Mares Of Thrace - The Exile review
|Band:||Mares Of Thrace|
|Release date:||March 2022|
01. Onward, Ever Onward
02. Dark Harbours
03. Offerings Of Hand And Tongue [feat. Amanda Bourdon]
04. Mortal Quarry
05. In All Her Glory
06. The Thread That Will Unravel You
When returning after a decade’s absence, naming your comeback album The Exile seems rather fitting.
Canada’s Mares Of Thrace are a duo, but not the same duo that they were on their last outing; since 2012’s The Pilgrimage, drummer Stef MacKichan has departed, a consequence of the distance between her and vocalist-guitarist Thérèse Lanz as work took them in separate directions. In her place is Casey Rodgers (also handling bass duties), who played with Lanz previously in deathgrind band Exit Strategy. It’s rare to have a situation where replacing one member represents a change in 50% of a band’s line-up, but despite being low on personnel, Mares Of Thrace make plenty of noise.

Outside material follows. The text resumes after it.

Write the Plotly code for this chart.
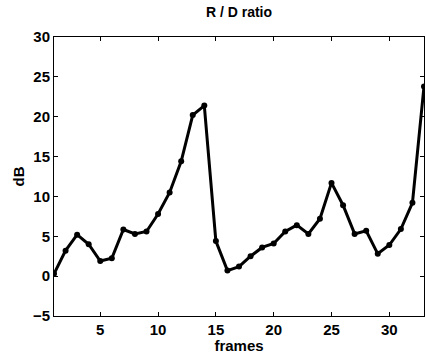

If you’ve never encountered this band before, you probably looked at the artwork and thought, like I did, that this would be some kind of folk or Viking metal album. Well, prepare to be deceived, as The Exile is, above anything else, a sludge record. It makes no pretensions about this; immediately after one presses play, the duo kick into a dirty bluesy riff, with Lanz unleashing her strained hardcore rasps. Between the hefty doomy riffs and the slick Southern guitar leads, “Onward, Ever Onward” is straightforward, if perhaps stretching its few motifs out to the limits (or beyond) of their lifespan.
Although The Exile (at a slimlined 35-minutes) is a no-nonsense record, it’s not merely one-note by-the-book material. “Dark Harbours” shows off a softer side to the band, with an extended clean opening accentuated by some delicate ethereal clean singing, although eventually there are tasty riffs to get stuck into. Not only does this track (and “Offerings Of Hand And Tongue, which immediately follows it) exhibit the melodic range of the band, but the intensity, urgency and progression of its riffs help to avoid the pitfalls that “Onward, Ever Onward” falls into. “Offerings Of Hand And Tongue” goes the other direction in terms of energy, opting for slower, doomy contemplation, but the dynamic and stylistic range (with post-metal and metalgaze inclinations) again keep it sounding fresh until the song ends.
The Exile is a solid record, and when it’s on form, Lanz and Rogers hit hard; there’s a knockout riff about a minute into “In All Her Glory” that makes for irresistible headbang material. Still, considering it’s only 35 minutes long, there are a few moments where the album does start to drag; I’ve already alluded to this with “Onward, Ever Onward”, and I also get it a bit with “Mortal Quarry”. On top of that, there’s not quite enough of the album that blows me away to offset that. As a result, The Exile falls into the ‘good, but not quite great’ category for me. Still, if you’re looking for dirty riffs in a concise package, you could do far worse.